Over the first Col and down the other side, I've passed about 3 riders but there's no one else in sight. At the 2nd revaitailment there's maybe 6 riders hanging around, I just grab food and get going, to see if I can catch up with Wendy and macpuppy (or, indeed, anyone). After Villard de Rouset the signs tell me it's 12km to the Col, and once it starts to ramp up I start to catch a few stragglers. At the turn off for the 173km route I'm way after the cut-off time and anyway I couldn't face the thought of another puncture with no-one to hear me scream, so it's now a 70km time trial back to Autrans. At the 100km mark I think I spy Wendy ahead, yay!

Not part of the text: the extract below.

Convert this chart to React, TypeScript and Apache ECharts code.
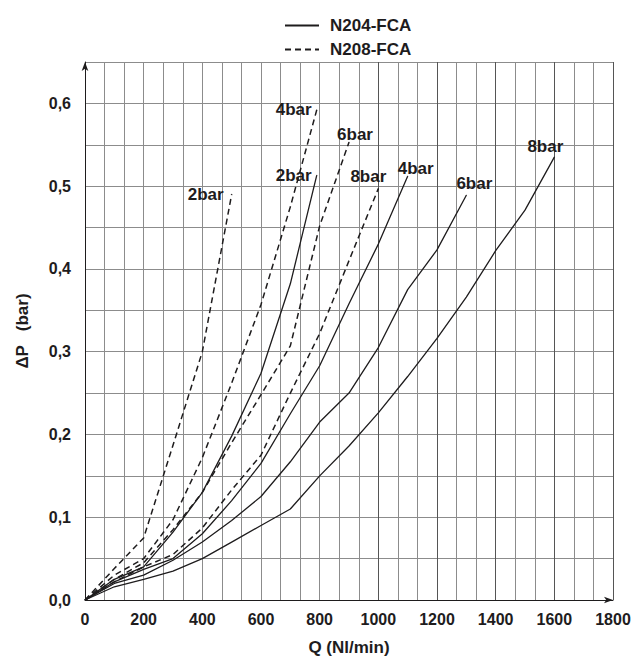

Macpuppy's not too much further up the road so for the next 10 km we sort of ride together, regrouping at the top of each climb. There's a fantastic gorge, the rock overhanging the road and raining water down on us, then with 10 km to go Macpuppy starts to fly. I try to stick with him but I can't and the gap opens up - with 5km to go he must be a good 200m ahead of me but I get a second wind and stamp on the pedals to see if I can reel him back. No chance!
Finished in just under 6 hours, the GPS says less than 5 hours riding.

483rd out of 500. It's a different story in France. It's not that the hills are tougher, I mean they go on a bit, but there was nothing very steep, it's just that people seem to take it much more seriously and the general standard of riders is much higher than the UK. The standard of the feed stations is incredible too. Bravo!